His freedom won, his position secured again, Ben-Hur returns home. He is focused on finding his mother and sister, and getting revenge on Messala. This leads to the great chariot race the movie is famous for, but the movie does not end there.

The final portion of the film is about Ben-Hur finding his family and struggling with his hatred of Messala and Rome within the context of the influence of Christ, particularly Christ’s final days (leading to the crucifixion).

It’s a sprawling story with numerous characters and threads. But by and large it hold together. Wyler manages an enormous task. If nothing else, Ben-Hur is a testimony and tribute to project management (as opposed to the later fiasco, Cleopatra).

Being large, it’s many movies at once: an historical costume drama, an action adventure, and a religious film.
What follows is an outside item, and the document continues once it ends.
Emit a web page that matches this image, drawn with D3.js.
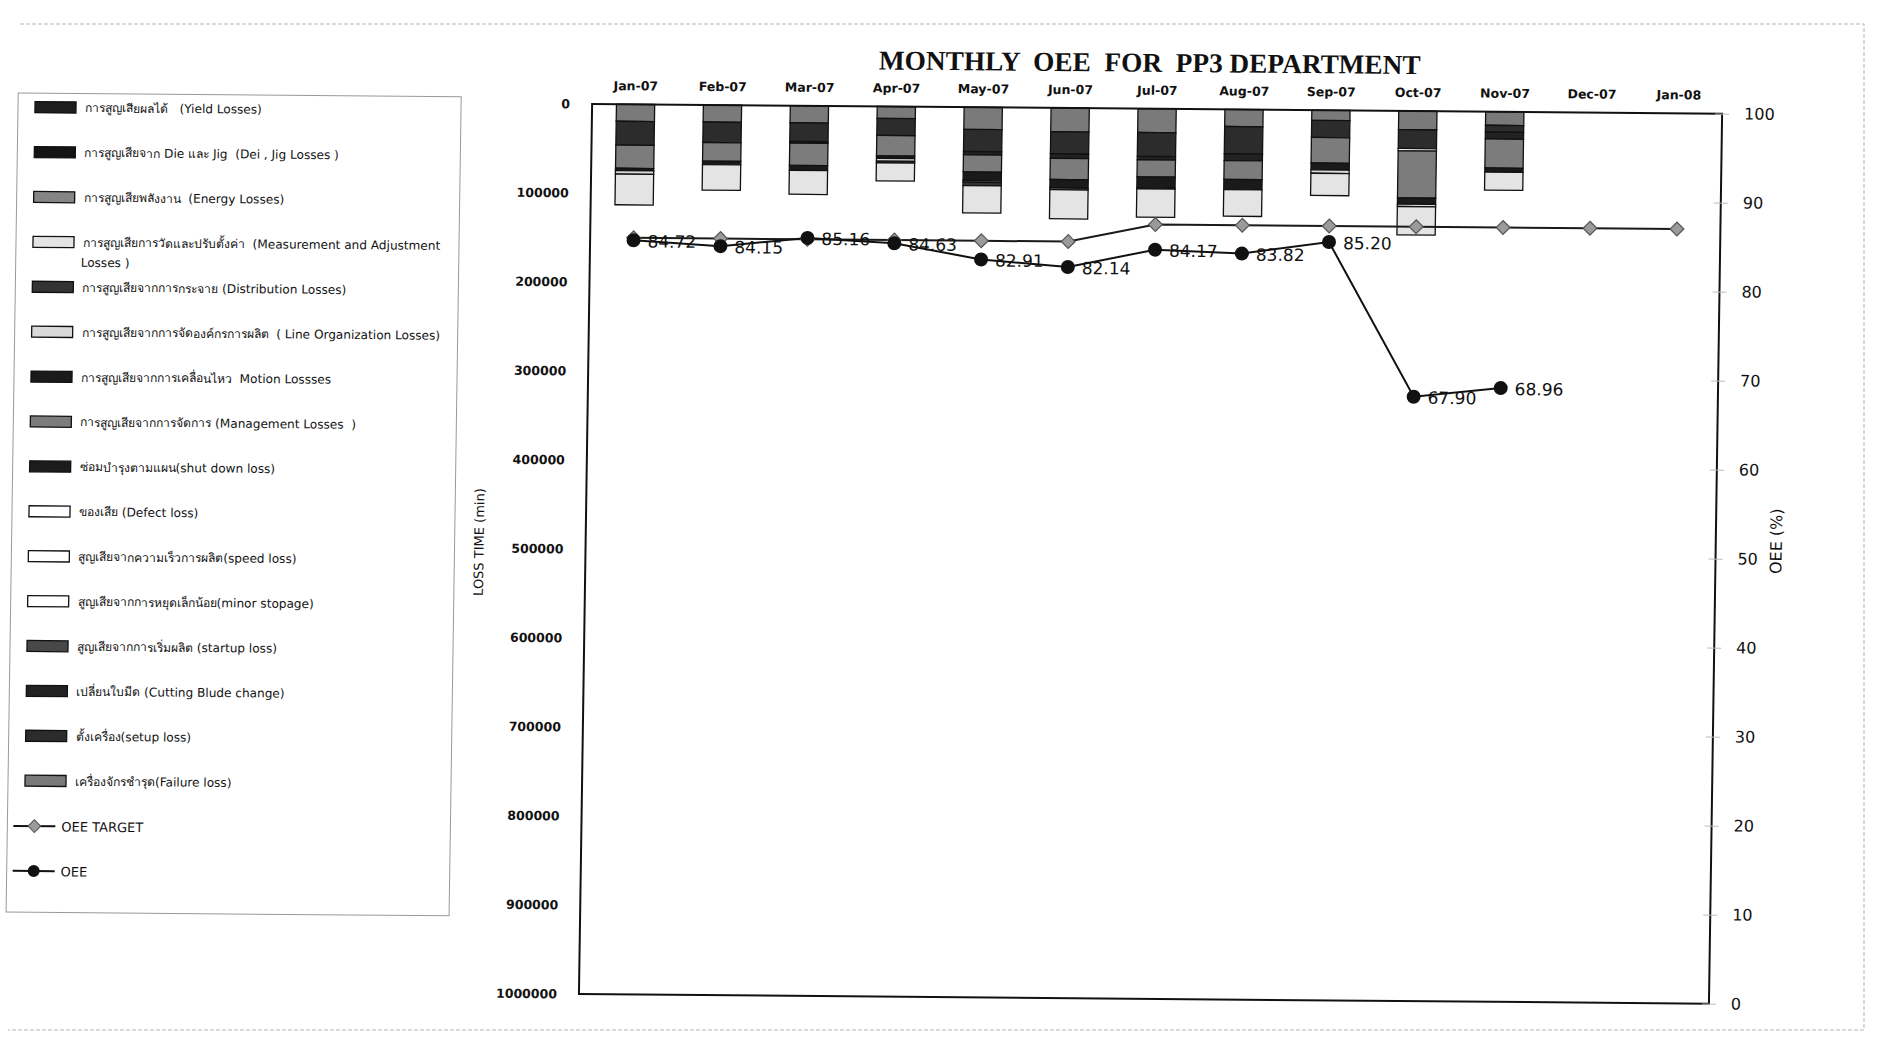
<!DOCTYPE html>
<html>
<head>
<meta charset="utf-8">
<script src="https://cdn.jsdelivr.net/npm/d3@7"></script>
<style>
  body { margin: 0; background: #fff; }
  svg { display: block; }
  .title { font-family: "Liberation Serif", "Times New Roman", serif; font-weight: bold; font-size: 27.3px; fill: #111; }
  .month-axis text, .loss-axis text { font-family: "DejaVu Sans", sans-serif; font-weight: bold; font-size: 12.5px; fill: #111; }
  .oee-axis text { font-family: "DejaVu Sans", sans-serif; font-size: 16px; fill: #111; }
  .axis-title { font-family: "DejaVu Sans", sans-serif; font-size: 13px; fill: #111; }
  .point-label { font-family: "DejaVu Sans", sans-serif; font-size: 17px; fill: #111; }
  .legend-text { font-family: "DejaVu Sans", "Noto Sans", sans-serif; font-size: 12.1px; fill: #111; }
</style>
</head>
<body>
<svg id="chart"></svg>
<script>
// categories
const months = ["Jan-07", "Feb-07", "Mar-07", "Apr-07", "May-07", "Jun-07", "Jul-07",
  "Aug-07", "Sep-07", "Oct-07", "Nov-07", "Dec-07", "Jan-08"];

// axis ticks
const lossTicks = [0, 100000, 200000, 300000, 400000, 500000, 600000, 700000, 800000, 900000, 1000000];
const oeeTicks = [0, 10, 20, 30, 40, 50, 60, 70, 80, 90, 100];

// legend labels (legend order, top to bottom)
const lossLabels = [
  "การสูญเสียผลได้   (Yield Losses)",
  "การสูญเสียจาก Die และ Jig  (Dei , Jig Losses )",
  "การสูญเสียพลังงาน  (Energy Losses)",
  "การสูญเสียการวัดและปรับตั้งค่า  (Measurement and Adjustment\nLosses )",
  "การสูญเสียจากการกระจาย (Distribution Losses)",
  "การสูญเสียจากการจัดองค์กรการผลิต  ( Line Organization Losses)",
  "การสูญเสียจากการเคลื่อนไหว  Motion Lossses",
  "การสูญเสียจากการจัดการ (Management Losses  )",
  "ซ่อมบำรุงตามแผน(shut down loss)",
  "ของเสีย (Defect loss)",
  "สูญเสียจากความเร็วการผลิต(speed loss)",
  "สูญเสียจากการหยุดเล็กน้อย(minor stopage)",
  "สูญเสียจากการเริ่มผลิต (startup loss)",
  "เปลี่ยนใบมีด (Cutting Blude change)",
  "ตั้งเครื่อง(setup loss)",
  "เครื่องจักรชำรุด(Failure loss)"
];
const lineLabels = ["OEE TARGET", "OEE"];

// loss time (min) per month, one array per loss type
const yieldLoss        = [0, 0, 0, 0, 0, 0, 0, 0, 0, 0, 0, 0, 0];
const dieJigLoss       = [0, 0, 0, 0, 0, 0, 0, 0, 0, 0, 0, 0, 0];
const energyLoss       = [0, 0, 0, 0, 0, 0, 0, 0, 0, 0, 0, 0, 0];
const measurementLoss  = [34500, 28700, 26800, 20300, 30600, 32600, 31800, 29900, 24900, 31800, 20300, 0, 0];
const distributionLoss = [0, 0, 0, 1900, 3800, 0, 0, 0, 0, 0, 0, 0, 0];
const lineOrgLoss      = [3800, 0, 0, 3100, 1900, 1900, 1100, 0, 3800, 2700, 0, 0, 0];
const motionLoss       = [2700, 3800, 5700, 2700, 9600, 9600, 12300, 11500, 7700, 6900, 4600, 0, 0];
const managementLoss   = [26000, 21000, 24900, 23000, 19200, 23700, 19200, 21100, 28700, 52900, 32600, 0, 0];
const shutdownLoss     = [0, 0, 0, 0, 0, 0, 0, 0, 0, 0, 0, 0, 0];
const defectLoss       = [0, 0, 0, 0, 0, 0, 0, 0, 0, 0, 0, 0, 0];
const speedLoss        = [0, 0, 0, 0, 0, 0, 0, 0, 0, 0, 0, 0, 0];
const minorStopLoss    = [0, 0, 0, 0, 0, 0, 0, 0, 0, 2700, 0, 0, 0];
const startupLoss      = [0, 0, 0, 0, 0, 0, 0, 0, 0, 0, 0, 0, 0];
const cuttingLoss      = [0, 0, 1900, 0, 3800, 5000, 3800, 7700, 0, 0, 7700, 0, 0];
const setupLoss        = [26800, 23000, 21000, 19200, 24900, 24900, 26800, 30600, 19200, 21100, 7700, 0, 0];
const failureLoss      = [19200, 19200, 19200, 13400, 24900, 26800, 26800, 19200, 11500, 21100, 15300, 0, 0];

// OEE (%)
const oeeTarget = [85, 85, 85, 85, 85, 85, 87, 87, 87, 87, 87, 87, 87];
const oeeActual = [84.72, 84.15, 85.16, 84.63, 82.91, 82.14, 84.17, 83.82, 85.20, 67.90, 68.96];

// fills, legend order
const lossColors = ["#1e1e1e", "#141414", "#858585", "#e4e4e4", "#333", "#d9d9d9", "#1a1a1a", "#7c7c7c",
  "#1c1c1c", "#fff", "#fff", "#fff", "#484848", "#222", "#2c2c2c", "#7a7a7a"];

class OeeChart {
  constructor(config) {
    this.config = {
      parentElement: config.parentElement,
      containerWidth: config.containerWidth || 1881,
      containerHeight: config.containerHeight || 1044,
      margin: config.margin || { top: 107, right: 165, bottom: 47, left: 586 },
    };
    this.initVis();
  }

  initVis() {
    const vis = this;
    vis.width = vis.config.containerWidth - vis.config.margin.left - vis.config.margin.right;
    vis.height = vis.config.containerHeight - vis.config.margin.top - vis.config.margin.bottom;

    vis.svg = d3.select(vis.config.parentElement)
      .attr("width", vis.config.containerWidth)
      .attr("height", vis.config.containerHeight);

    // faint page frame (outside the skewed scan)
    vis.svg.append("path")
      .attr("d", "M20,24H1864V1030H8")
      .attr("fill", "none")
      .attr("stroke", "#b5b5b5")
      .attr("stroke-dasharray", "4,2");

    // the scan is a little skewed: horizontals drop to the right, verticals lean right
    vis.root = vis.svg.append("g")
      .attr("transform", "translate(940,520) matrix(1,0.0086,-0.0148,1,0,0) translate(-940,-520)");

    vis.chart = vis.root.append("g")
      .attr("transform", `translate(${vis.config.margin.left},${vis.config.margin.top})`);

    vis.xScale = d3.scaleBand().domain(months).range([0, vis.width])
      .paddingInner(0.56).paddingOuter(0.28);
    vis.yLoss = d3.scaleLinear().domain([0, 1000000]).range([0, vis.height]); // reversed: 0 at top
    vis.yOee = d3.scaleLinear().domain([0, 100]).range([vis.height, 0]);

    vis.root.append("text")
      .attr("class", "title")
      .attr("x", vis.config.margin.left + vis.width / 2 - 8)
      .attr("y", 70)
      .attr("text-anchor", "middle")
      .attr("xml:space", "preserve")
      .text("MONTHLY  OEE  FOR  PP3 DEPARTMENT");

    vis.root.append("text")
      .attr("class", "axis-title")
      .attr("transform", "translate(484,546) rotate(-90)")
      .attr("text-anchor", "middle")
      .text("LOSS TIME (min)");

    vis.root.append("text")
      .attr("class", "axis-title")
      .style("font-size", "16px")
      .attr("transform", "translate(1782,534) rotate(-90)")
      .attr("text-anchor", "middle")
      .text("OEE (%)");

    vis.updateVis();
  }

  updateVis() {
    const vis = this;
    const lossArrays = [yieldLoss, dieJigLoss, energyLoss, measurementLoss, distributionLoss, lineOrgLoss,
      motionLoss, managementLoss, shutdownLoss, defectLoss, speedLoss, minorStopLoss, startupLoss,
      cuttingLoss, setupLoss, failureLoss];
    vis.keys = lossLabels.map((d, i) => "s" + i);
    vis.color = d3.scaleOrdinal().domain(vis.keys).range(lossColors);

    vis.rows = months.map((m, i) => {
      const row = { month: m };
      vis.keys.forEach((k, j) => (row[k] = lossArrays[j][i]));
      return row;
    });
    // failure loss sits next to the zero line, yield loss furthest away
    vis.stacked = d3.stack().keys(vis.keys.slice().reverse())(vis.rows);

    vis.renderVis();
  }

  renderVis() {
    const vis = this;
    const cx = (m) => vis.xScale(m) + vis.xScale.bandwidth() / 2;

    // stacked loss bars
    vis.chart.append("g").selectAll("g")
      .data(vis.stacked)
      .join("g")
      .attr("fill", (d) => vis.color(d.key))
      .selectAll("rect")
      .data((d) => d.filter((p) => p[1] - p[0] > 0))
      .join("rect")
      .attr("x", (d) => vis.xScale(d.data.month))
      .attr("width", vis.xScale.bandwidth())
      .attr("y", (d) => vis.yLoss(d[0]))
      .attr("height", (d) => vis.yLoss(d[1]) - vis.yLoss(d[0]))
      .attr("stroke", "#111")
      .attr("stroke-width", 1.3);

    // plot frame
    vis.chart.append("rect")
      .attr("width", vis.width)
      .attr("height", vis.height)
      .attr("fill", "none")
      .attr("stroke", "#111")
      .attr("stroke-width", 2);

    // axes
    const lossAxis = vis.chart.append("g").attr("class", "loss-axis")
      .call(d3.axisLeft(vis.yLoss).tickValues(lossTicks).tickSize(0).tickPadding(22).tickFormat(d3.format("d")));
    lossAxis.select(".domain").remove();

    const oeeAxis = vis.chart.append("g").attr("class", "oee-axis")
      .attr("transform", `translate(${vis.width},0)`)
      .call(d3.axisRight(vis.yOee).tickValues(oeeTicks).tickSize(7).tickPadding(15));
    oeeAxis.select(".domain").remove();
    oeeAxis.selectAll("line").attr("x1", -7).attr("stroke", "#bbb");

    const monthAxis = vis.chart.append("g").attr("class", "month-axis")
      .call(d3.axisTop(vis.xScale).tickSize(0).tickPadding(14));
    monthAxis.select(".domain").remove();

    // OEE target and actual lines
    const line = d3.line().x((d) => cx(d.month)).y((d) => vis.yOee(d.value));
    const targetData = oeeTarget.map((v, i) => ({ month: months[i], value: v }));
    const actualData = oeeActual.map((v, i) => ({ month: months[i], value: v }));

    vis.chart.append("path").datum(targetData)
      .attr("d", line).attr("fill", "none").attr("stroke", "#1a1a1a").attr("stroke-width", 2);
    vis.chart.append("path").datum(actualData)
      .attr("d", line).attr("fill", "none").attr("stroke", "#111").attr("stroke-width", 2);

    const diamond = d3.symbol(d3.symbolSquare, 95);
    vis.chart.append("g").selectAll("path")
      .data(targetData)
      .join("path")
      .attr("d", diamond)
      .attr("transform", (d) => `translate(${cx(d.month)},${vis.yOee(d.value)}) rotate(45)`)
      .attr("fill", "#9a9a9a")
      .attr("stroke", "#555")
      .attr("stroke-width", 1.2);

    vis.chart.append("g").selectAll("circle")
      .data(actualData)
      .join("circle")
      .attr("cx", (d) => cx(d.month))
      .attr("cy", (d) => vis.yOee(d.value))
      .attr("r", 7)
      .attr("fill", "#111");

    vis.chart.append("g").selectAll("text")
      .data(actualData)
      .join("text")
      .attr("class", "point-label")
      .attr("x", (d) => cx(d.month) + 14)
      .attr("y", (d) => vis.yOee(d.value) + 7)
      .text((d) => d.value.toFixed(2));

    vis.renderLegend();
  }

  renderLegend() {
    const vis = this;
    const legend = vis.root.append("g");
    const rowY = (i) => 115.5 + i * 44.9;

    legend.append("rect")
      .attr("x", 12).attr("y", 101).attr("width", 443).attr("height", 819)
      .attr("fill", "none").attr("stroke", "#999").attr("stroke-width", 1);

    const items = legend.selectAll("g.loss")
      .data(lossLabels)
      .join("g")
      .attr("class", "loss")
      .attr("transform", (d, i) => `translate(0,${rowY(i)})`);

    items.append("rect")
      .attr("x", 29).attr("y", -6).attr("width", 41).attr("height", 11)
      .attr("fill", (d, i) => lossColors[i])
      .attr("stroke", "#111").attr("stroke-width", 1.3);

    items.append("text")
      .attr("class", "legend-text")
      .attr("xml:space", "preserve")
      .attr("y", 4)
      .selectAll("tspan")
      .data((d) => d.split("\n"))
      .join("tspan")
      .attr("x", (d, i) => (i ? 77 : 79))
      .attr("dy", (d, i) => (i ? 20 : 0))
      .text((d) => d);

    const lineItems = legend.selectAll("g.line-item")
      .data(lineLabels)
      .join("g")
      .attr("class", "line-item")
      .attr("transform", (d, i) => `translate(0,${rowY(lossLabels.length + i)})`);

    lineItems.append("line")
      .attr("x1", 18).attr("x2", 60)
      .attr("stroke", "#111").attr("stroke-width", 2);

    lineItems.filter((d, i) => i === 0).append("path")
      .attr("d", d3.symbol(d3.symbolSquare, 80))
      .attr("transform", "translate(39,0) rotate(45)")
      .attr("fill", "#9a9a9a").attr("stroke", "#555");

    lineItems.filter((d, i) => i === 1).append("circle")
      .attr("cx", 39).attr("r", 6).attr("fill", "#111");

    lineItems.append("text")
      .attr("class", "legend-text")
      .style("font-size", "13px")
      .attr("x", 66).attr("y", 5)
      .text((d) => d);
  }
}

new OeeChart({ parentElement: "#chart" });
</script>
</body>
</html>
And each succeeds. Heston is perfect as Ben-Hur. With his granite face, he manages to communicate his character’s simmering rage at the injustice he has suffered.

In fact, the only real flaw in the film is the pretentiousness mentioned earlier. The movie probably could also us some editing to cut down its length but like a novel by Doestoyevsky, in some ways its charm is its lengthy, meandering narrative.

When people speak of movies and say such things as, “…That’s not how they use to make ’em,” Ben-Hur is an example of how Hollywood use to make them: big and large and visually riveting by virtue of its scope.

It’s worth bearing in mind when seeing Ben-Hur that there are no computers used here. What is on screen is what was on the set, including the great chariot race.